Without the pictures, return all of the material exactly as written.

++++

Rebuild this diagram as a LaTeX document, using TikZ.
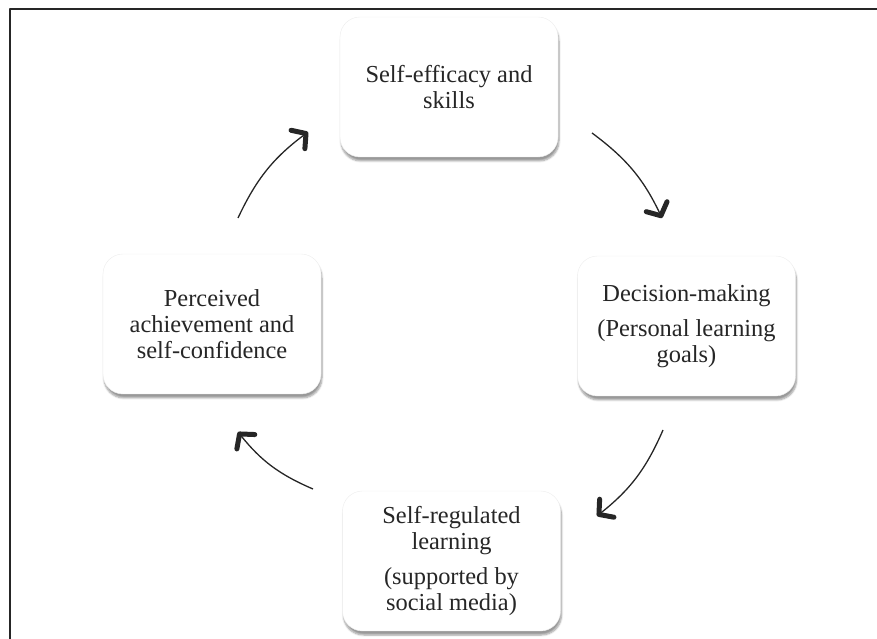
\documentclass[tikz,border=0pt]{standalone}
\usepackage{fontspec}
\setmainfont{Liberation Serif}
\usetikzlibrary{arrows.meta,shadows.blur}
\tikzset{
  cyclebox/.style={draw=black!7,fill=white,rounded corners=20bp,
    minimum width=218bp,minimum height=140bp,align=center,
    font=\fontsize{24.5}{26}\selectfont,text=black!85,
    blur shadow={shadow xshift=1bp,shadow yshift=-4bp,shadow blur steps=6,shadow opacity=40}},
  cyclearrow/.style={black!85,line width=1.3bp,
    -{Straight Barb[length=10bp,width=23bp,line width=5bp,round]}},
}
\begin{document}
\begin{tikzpicture}[>=latex,line join=bevel,]
\useasboundingbox (0bp,0bp) rectangle (877bp,639bp);
%% frame
\draw [black!85,line width=2.2bp] (10bp,0bp) -- (10bp,630bp) -- (877bp,630bp);
%%
\node (node_0) at (449.0bp,552.0bp) [cyclebox] {Self-efficacy and\\skills};
  \node (node_1) at (686.5bp,313.0bp) [cyclebox] {Decision-making\\[9bp](Personal learning\\goals)};
  \node (node_2) at (451.5bp,78.0bp) [cyclebox] {Self-regulated\\learning\\[9bp](supported by\\social media)};
  \node (node_3) at (212.0bp,315.0bp) [cyclebox] {Perceived\\achievement and\\self-confidence};
%
\coordinate (a_0) at (592.0bp,506.0bp);
  \coordinate (b_0) at (662.0bp,421.0bp);
  \coordinate (a_1) at (663.0bp,209.0bp);
  \coordinate (b_1) at (597.0bp,123.0bp);
  \coordinate (a_2) at (313.0bp,150.0bp);
  \coordinate (b_2) at (238.0bp,207.0bp);
  \coordinate (a_3) at (238.0bp,421.0bp);
  \coordinate (b_3) at (308.0bp,507.0bp);
%
\draw [cyclearrow] (a_0) to[bend left=14] (b_0);
  \draw [cyclearrow] (a_1) to[bend left=14] (b_1);
  \draw [cyclearrow] (a_2) to[bend left=14] (b_2);
  \draw [cyclearrow] (a_3) to[bend left=14] (b_3);
%
\end{tikzpicture}
\end{document}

++++

### [ANSWER TO THIS TASK]
Rebuild this diagram as a LaTeX document, using TikZ.
\documentclass[tikz,border=0pt]{standalone}
\usepackage{fontspec}
\setmainfont{Liberation Serif}
\usetikzlibrary{arrows.meta,shadows.blur}
\tikzset{
  cyclebox/.style={draw=black!7,fill=white,rounded corners=20bp,
    minimum width=218bp,minimum height=140bp,align=center,
    font=\fontsize{24.5}{26}\selectfont,text=black!85,
    blur shadow={shadow xshift=1bp,shadow yshift=-4bp,shadow blur steps=6,shadow opacity=40}},
  cyclearrow/.style={black!85,line width=1.3bp,
    -{Straight Barb[length=10bp,width=23bp,line width=5bp,round]}},
}
\begin{document}
\begin{tikzpicture}[>=latex,line join=bevel,]
\useasboundingbox (0bp,0bp) rectangle (877bp,639bp);
%% frame
\draw [black!85,line width=2.2bp] (10bp,0bp) -- (10bp,630bp) -- (877bp,630bp);
%%
\node (node_0) at (449.0bp,552.0bp) [cyclebox] {Self-efficacy and\\skills};
  \node (node_1) at (686.5bp,313.0bp) [cyclebox] {Decision-making\\[9bp](Personal learning\\goals)};
  \node (node_2) at (451.5bp,78.0bp) [cyclebox] {Self-regulated\\learning\\[9bp](supported by\\social media)};
  \node (node_3) at (212.0bp,315.0bp) [cyclebox] {Perceived\\achievement and\\self-confidence};
%
\coordinate (a_0) at (592.0bp,506.0bp);
  \coordinate (b_0) at (662.0bp,421.0bp);
  \coordinate (a_1) at (663.0bp,209.0bp);
  \coordinate (b_1) at (597.0bp,123.0bp);
  \coordinate (a_2) at (313.0bp,150.0bp);
  \coordinate (b_2) at (238.0bp,207.0bp);
  \coordinate (a_3) at (238.0bp,421.0bp);
  \coordinate (b_3) at (308.0bp,507.0bp);
%
\draw [cyclearrow] (a_0) to[bend left=14] (b_0);
  \draw [cyclearrow] (a_1) to[bend left=14] (b_1);
  \draw [cyclearrow] (a_2) to[bend left=14] (b_2);
  \draw [cyclearrow] (a_3) to[bend left=14] (b_3);
%
\end{tikzpicture}
\end{document}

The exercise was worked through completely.